(Plotting code records)

»»

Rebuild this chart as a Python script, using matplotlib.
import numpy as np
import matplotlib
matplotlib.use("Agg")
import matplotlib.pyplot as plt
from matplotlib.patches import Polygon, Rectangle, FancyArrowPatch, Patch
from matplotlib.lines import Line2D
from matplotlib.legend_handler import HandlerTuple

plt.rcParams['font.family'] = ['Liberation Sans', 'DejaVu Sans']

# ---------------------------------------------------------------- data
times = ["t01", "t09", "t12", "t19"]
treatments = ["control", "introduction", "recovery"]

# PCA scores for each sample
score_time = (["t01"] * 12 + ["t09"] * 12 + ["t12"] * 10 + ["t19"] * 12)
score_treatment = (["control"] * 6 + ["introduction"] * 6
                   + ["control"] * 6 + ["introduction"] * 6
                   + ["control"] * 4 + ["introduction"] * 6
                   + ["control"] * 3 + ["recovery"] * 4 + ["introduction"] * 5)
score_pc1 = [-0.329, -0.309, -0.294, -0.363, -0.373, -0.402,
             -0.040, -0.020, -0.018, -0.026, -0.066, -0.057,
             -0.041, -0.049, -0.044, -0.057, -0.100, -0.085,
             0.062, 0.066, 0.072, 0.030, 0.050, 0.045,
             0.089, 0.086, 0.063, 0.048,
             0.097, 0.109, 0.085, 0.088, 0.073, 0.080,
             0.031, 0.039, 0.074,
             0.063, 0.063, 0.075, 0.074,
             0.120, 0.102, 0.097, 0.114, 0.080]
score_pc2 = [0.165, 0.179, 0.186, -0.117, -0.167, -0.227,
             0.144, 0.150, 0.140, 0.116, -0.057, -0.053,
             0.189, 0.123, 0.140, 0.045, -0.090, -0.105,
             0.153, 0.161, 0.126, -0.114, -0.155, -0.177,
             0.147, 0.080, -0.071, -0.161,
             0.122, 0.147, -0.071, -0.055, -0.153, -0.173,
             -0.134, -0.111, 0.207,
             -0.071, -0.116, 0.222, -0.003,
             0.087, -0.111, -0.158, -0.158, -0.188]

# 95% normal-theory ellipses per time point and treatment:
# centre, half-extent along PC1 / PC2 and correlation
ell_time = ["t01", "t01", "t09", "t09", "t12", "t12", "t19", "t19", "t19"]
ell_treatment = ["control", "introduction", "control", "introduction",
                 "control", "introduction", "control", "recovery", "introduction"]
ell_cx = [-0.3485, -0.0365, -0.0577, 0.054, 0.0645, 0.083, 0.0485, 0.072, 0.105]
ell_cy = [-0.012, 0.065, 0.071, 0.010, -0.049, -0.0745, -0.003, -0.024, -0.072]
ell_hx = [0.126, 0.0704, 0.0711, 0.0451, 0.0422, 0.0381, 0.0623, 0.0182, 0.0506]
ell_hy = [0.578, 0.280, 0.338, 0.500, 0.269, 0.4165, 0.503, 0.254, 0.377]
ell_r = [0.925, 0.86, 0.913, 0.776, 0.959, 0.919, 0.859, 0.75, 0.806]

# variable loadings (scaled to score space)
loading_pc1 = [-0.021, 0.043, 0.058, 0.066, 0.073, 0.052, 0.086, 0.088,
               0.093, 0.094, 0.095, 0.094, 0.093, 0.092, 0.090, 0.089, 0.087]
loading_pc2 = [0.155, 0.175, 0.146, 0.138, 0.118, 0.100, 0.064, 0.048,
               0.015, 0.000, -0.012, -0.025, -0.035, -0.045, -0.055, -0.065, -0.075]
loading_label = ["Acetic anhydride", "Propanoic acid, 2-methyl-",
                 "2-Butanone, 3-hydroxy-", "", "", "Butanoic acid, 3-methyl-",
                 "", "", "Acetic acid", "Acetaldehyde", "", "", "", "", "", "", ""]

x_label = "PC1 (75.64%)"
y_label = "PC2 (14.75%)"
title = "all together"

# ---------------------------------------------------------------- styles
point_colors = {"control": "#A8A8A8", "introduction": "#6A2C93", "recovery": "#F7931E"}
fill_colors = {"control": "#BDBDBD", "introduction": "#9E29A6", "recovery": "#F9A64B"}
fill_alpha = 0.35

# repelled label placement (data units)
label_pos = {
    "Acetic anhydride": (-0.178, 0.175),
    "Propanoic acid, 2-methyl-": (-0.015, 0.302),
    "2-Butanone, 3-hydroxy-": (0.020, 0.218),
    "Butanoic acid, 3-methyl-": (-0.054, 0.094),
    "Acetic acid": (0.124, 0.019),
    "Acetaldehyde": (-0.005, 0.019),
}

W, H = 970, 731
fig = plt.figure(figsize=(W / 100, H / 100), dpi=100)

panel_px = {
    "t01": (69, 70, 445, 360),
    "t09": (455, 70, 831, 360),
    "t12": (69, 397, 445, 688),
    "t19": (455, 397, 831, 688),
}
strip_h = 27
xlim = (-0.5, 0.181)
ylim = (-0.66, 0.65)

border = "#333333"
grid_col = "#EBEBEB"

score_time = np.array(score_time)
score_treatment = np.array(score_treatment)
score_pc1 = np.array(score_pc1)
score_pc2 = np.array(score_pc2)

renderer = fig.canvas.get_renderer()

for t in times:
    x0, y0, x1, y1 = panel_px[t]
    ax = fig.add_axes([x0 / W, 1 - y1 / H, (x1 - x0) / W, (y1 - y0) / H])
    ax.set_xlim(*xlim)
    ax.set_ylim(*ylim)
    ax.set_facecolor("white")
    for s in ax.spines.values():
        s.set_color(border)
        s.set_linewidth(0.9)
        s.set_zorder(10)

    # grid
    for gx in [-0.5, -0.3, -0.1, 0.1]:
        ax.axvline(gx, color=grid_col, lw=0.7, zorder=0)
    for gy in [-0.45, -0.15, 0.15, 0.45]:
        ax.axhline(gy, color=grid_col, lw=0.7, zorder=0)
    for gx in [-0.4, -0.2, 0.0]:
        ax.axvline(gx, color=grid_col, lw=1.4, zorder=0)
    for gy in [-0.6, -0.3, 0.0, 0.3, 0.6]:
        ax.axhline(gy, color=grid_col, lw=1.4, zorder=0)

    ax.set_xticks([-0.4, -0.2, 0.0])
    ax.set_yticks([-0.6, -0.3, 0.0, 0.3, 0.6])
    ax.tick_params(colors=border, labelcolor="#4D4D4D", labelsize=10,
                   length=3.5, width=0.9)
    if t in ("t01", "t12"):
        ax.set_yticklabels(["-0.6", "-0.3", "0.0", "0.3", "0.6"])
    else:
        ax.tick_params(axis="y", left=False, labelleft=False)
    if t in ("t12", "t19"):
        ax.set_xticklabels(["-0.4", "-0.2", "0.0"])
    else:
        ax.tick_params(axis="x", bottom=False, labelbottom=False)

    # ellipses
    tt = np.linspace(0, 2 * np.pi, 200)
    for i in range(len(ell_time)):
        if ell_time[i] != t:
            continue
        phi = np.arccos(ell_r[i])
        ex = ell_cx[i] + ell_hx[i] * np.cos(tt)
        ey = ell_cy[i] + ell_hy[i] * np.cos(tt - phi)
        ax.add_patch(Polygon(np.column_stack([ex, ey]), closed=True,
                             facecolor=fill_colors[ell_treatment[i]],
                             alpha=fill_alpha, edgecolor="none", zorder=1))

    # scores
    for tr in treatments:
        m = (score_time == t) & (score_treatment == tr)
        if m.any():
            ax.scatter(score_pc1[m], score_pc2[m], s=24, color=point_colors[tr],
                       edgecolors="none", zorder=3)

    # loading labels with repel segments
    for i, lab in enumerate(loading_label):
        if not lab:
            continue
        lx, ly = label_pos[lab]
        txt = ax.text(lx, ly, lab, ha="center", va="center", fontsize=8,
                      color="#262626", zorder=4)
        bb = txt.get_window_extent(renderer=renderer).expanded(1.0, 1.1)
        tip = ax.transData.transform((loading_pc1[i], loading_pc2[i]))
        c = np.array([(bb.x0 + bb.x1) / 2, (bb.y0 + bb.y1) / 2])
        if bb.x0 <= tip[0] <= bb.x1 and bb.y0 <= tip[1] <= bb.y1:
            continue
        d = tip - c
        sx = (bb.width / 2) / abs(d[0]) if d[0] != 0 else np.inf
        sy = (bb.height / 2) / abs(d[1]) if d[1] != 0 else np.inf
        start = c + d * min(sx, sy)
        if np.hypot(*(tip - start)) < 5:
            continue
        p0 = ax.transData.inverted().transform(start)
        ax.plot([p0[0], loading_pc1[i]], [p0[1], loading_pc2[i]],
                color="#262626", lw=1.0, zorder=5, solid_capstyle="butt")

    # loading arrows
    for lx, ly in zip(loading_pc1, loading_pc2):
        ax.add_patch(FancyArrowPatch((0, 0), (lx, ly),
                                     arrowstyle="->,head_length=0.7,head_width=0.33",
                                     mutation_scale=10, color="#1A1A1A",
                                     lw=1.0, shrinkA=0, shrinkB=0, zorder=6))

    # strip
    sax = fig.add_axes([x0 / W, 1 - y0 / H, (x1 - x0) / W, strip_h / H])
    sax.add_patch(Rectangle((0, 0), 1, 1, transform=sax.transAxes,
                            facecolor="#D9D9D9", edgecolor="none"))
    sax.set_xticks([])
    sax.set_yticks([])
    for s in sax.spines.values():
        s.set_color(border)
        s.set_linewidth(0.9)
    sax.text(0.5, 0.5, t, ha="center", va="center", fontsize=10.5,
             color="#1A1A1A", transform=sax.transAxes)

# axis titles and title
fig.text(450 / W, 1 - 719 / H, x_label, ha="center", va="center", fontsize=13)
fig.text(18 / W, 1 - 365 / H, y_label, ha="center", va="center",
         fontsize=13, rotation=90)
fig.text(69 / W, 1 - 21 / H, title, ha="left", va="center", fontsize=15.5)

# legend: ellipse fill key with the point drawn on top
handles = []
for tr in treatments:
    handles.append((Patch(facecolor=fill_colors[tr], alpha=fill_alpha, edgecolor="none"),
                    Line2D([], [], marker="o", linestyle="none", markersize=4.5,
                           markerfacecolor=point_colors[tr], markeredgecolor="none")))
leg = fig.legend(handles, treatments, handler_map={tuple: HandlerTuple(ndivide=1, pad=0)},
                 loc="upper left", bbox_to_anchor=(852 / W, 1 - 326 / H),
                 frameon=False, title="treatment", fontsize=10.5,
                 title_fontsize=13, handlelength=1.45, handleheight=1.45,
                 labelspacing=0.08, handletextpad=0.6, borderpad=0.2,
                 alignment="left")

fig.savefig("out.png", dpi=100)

««
»»

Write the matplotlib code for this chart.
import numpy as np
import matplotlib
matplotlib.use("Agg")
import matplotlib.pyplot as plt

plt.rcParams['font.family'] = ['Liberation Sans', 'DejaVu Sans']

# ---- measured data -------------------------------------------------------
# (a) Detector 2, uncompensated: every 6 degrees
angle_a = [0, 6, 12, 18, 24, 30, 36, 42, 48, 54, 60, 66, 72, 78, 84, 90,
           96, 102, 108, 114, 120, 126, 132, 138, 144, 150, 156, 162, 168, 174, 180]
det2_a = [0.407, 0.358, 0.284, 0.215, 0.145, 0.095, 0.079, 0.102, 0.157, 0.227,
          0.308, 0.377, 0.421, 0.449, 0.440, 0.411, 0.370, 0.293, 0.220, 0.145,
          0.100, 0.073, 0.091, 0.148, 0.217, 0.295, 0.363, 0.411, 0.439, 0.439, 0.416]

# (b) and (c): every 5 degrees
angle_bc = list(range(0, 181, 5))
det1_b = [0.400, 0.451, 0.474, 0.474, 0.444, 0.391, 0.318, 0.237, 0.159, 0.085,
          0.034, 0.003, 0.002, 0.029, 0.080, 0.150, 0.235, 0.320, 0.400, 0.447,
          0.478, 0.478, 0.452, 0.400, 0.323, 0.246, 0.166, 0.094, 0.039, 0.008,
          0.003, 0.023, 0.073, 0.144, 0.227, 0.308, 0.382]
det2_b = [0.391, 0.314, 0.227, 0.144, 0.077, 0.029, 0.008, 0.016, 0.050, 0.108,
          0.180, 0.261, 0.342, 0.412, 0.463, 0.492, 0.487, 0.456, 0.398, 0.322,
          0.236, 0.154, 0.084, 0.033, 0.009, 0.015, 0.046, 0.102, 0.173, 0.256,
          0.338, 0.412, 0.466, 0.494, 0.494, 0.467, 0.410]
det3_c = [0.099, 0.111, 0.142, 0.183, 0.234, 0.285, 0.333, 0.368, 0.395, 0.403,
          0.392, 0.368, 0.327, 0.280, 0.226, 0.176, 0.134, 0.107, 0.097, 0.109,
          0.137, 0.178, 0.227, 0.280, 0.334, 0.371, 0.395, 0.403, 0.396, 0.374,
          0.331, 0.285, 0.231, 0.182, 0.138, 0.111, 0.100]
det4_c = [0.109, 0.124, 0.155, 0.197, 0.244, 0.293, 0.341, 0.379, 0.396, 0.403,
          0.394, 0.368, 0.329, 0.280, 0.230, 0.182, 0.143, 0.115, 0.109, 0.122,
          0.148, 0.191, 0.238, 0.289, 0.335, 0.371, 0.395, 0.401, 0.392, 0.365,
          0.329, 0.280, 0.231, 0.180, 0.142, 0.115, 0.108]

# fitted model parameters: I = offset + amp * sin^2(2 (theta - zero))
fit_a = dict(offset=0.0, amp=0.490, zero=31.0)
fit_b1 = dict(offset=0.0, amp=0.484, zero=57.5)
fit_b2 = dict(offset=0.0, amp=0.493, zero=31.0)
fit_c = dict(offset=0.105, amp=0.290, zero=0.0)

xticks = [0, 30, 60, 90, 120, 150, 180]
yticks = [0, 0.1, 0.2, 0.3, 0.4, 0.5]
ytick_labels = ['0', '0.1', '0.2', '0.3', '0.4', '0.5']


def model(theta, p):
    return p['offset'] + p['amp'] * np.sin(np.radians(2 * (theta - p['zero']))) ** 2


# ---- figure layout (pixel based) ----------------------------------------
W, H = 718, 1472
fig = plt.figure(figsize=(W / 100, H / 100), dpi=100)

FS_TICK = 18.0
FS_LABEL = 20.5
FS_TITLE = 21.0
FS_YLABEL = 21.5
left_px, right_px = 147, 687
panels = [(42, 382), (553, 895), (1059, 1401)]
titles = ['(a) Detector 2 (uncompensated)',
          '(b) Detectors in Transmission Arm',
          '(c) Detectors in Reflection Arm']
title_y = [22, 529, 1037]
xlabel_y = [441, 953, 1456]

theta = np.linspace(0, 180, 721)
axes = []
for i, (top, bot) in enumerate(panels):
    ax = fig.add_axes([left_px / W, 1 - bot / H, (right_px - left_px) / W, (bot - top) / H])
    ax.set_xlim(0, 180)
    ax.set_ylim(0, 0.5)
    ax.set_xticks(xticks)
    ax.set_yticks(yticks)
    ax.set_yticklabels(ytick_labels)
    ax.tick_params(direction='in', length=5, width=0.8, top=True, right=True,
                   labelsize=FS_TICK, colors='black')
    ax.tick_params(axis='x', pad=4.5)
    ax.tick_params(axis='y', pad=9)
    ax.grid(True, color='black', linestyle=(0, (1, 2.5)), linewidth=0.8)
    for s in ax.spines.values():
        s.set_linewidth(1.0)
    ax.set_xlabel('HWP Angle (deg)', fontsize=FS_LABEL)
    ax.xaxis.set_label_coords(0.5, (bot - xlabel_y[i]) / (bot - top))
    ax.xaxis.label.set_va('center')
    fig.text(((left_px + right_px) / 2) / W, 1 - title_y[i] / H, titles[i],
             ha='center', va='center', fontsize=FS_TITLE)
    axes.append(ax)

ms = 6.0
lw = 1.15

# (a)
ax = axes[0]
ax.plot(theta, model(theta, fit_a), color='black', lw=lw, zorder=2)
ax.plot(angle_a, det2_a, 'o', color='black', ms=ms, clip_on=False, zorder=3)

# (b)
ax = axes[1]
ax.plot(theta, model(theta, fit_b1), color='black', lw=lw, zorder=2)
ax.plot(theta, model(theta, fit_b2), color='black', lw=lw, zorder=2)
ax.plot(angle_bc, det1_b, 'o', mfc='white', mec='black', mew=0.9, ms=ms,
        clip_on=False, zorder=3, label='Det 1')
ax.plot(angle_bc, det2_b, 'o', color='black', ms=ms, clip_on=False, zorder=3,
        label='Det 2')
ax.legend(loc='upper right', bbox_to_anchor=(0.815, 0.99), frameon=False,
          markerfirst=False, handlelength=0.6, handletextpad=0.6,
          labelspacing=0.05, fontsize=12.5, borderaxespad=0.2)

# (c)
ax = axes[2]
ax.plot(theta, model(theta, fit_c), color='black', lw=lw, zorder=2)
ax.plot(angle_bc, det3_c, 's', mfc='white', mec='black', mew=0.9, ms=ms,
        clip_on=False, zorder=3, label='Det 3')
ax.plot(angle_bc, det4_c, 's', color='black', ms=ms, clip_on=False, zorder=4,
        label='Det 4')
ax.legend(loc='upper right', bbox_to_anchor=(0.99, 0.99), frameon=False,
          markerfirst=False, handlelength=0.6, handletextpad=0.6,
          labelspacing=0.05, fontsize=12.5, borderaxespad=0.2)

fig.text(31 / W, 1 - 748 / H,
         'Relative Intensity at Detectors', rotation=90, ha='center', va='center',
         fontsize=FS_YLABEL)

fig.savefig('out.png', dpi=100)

««
»»

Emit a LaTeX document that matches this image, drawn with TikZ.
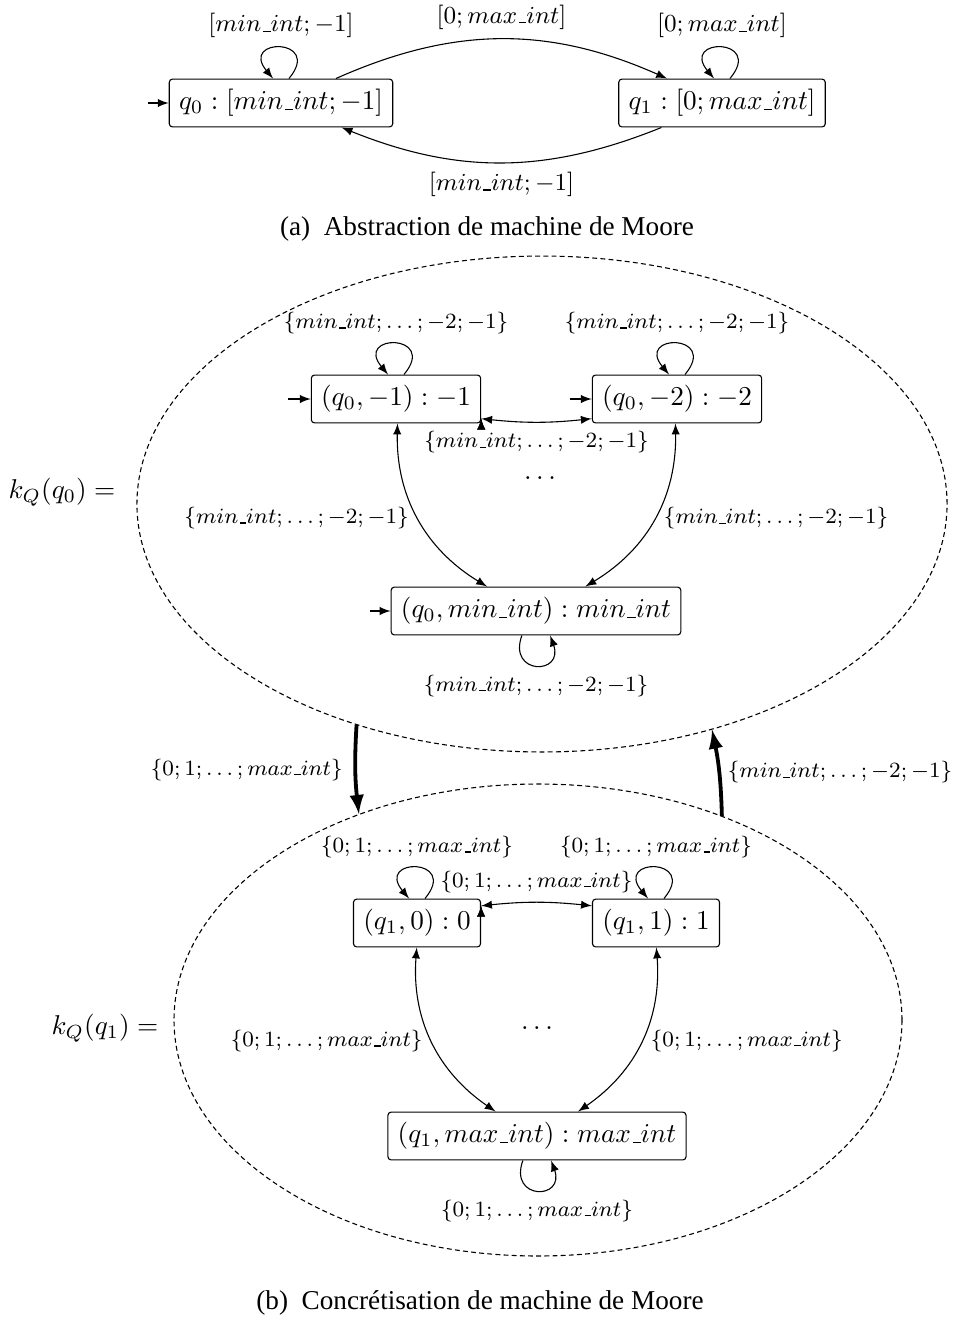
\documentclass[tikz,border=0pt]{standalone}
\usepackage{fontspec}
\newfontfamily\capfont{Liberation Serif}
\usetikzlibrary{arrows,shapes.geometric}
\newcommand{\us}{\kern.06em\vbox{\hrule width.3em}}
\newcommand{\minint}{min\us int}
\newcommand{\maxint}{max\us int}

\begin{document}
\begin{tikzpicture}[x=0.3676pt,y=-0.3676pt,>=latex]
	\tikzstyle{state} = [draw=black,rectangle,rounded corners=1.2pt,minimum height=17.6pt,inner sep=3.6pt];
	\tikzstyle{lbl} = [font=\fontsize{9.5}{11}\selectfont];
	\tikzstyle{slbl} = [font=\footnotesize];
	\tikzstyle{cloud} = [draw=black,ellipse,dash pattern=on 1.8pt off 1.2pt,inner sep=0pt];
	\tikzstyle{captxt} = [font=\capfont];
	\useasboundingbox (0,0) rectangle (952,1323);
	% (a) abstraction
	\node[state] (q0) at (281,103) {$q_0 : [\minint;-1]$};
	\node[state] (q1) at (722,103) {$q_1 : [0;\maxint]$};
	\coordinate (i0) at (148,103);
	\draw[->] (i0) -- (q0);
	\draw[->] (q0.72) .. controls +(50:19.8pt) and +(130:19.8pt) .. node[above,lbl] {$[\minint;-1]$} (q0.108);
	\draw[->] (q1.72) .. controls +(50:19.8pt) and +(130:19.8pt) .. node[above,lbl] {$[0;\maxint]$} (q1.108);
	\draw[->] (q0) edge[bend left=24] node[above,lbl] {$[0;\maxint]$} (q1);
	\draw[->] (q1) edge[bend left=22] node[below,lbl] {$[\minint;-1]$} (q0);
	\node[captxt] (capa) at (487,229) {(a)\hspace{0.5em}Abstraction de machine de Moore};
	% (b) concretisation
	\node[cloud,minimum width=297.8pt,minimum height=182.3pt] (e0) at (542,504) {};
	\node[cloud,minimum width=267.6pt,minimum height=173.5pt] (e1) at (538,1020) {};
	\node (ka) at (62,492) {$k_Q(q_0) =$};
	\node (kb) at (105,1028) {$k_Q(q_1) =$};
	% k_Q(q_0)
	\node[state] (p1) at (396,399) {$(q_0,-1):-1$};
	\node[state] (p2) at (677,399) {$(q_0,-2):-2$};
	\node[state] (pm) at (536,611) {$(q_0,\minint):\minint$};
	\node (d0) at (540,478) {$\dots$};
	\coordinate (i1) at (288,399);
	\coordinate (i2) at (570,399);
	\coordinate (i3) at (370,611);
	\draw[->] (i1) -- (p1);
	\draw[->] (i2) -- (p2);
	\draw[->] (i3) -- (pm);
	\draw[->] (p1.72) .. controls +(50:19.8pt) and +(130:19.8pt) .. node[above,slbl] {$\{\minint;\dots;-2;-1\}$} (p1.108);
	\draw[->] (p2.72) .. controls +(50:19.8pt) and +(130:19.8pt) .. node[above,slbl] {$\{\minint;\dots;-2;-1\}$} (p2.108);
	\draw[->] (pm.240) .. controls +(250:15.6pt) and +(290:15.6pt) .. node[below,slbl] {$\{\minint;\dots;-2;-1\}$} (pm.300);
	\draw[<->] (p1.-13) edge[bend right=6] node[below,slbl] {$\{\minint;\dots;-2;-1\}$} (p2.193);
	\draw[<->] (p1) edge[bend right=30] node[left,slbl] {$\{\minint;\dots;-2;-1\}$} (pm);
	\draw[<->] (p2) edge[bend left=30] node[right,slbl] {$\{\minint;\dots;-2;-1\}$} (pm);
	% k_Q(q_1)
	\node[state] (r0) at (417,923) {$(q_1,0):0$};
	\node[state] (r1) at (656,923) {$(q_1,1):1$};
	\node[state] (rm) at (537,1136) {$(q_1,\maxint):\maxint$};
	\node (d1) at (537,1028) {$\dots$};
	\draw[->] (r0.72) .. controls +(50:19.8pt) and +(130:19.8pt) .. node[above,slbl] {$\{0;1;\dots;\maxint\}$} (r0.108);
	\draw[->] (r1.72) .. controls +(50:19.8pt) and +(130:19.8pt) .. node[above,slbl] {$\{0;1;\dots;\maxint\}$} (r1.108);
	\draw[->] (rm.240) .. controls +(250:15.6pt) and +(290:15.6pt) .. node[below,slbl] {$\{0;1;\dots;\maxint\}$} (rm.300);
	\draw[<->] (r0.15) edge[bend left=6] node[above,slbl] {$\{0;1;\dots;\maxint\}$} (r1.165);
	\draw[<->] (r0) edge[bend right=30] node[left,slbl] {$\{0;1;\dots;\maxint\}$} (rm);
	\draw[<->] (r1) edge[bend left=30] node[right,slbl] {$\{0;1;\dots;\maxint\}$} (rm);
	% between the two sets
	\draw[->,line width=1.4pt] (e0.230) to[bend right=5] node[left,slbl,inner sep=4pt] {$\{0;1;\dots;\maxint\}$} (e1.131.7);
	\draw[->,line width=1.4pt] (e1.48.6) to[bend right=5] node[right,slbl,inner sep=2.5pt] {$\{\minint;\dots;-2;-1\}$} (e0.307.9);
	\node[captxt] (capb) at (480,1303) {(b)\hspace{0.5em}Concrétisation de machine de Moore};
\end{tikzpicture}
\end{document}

««

### Work required
Where a line in the material contains "with", copy that line.

### Written answer
    # loading labels with repel segments
# legend: ellipse fill key with the point drawn on top
Emit a LaTeX document that matches this image, drawn with TikZ.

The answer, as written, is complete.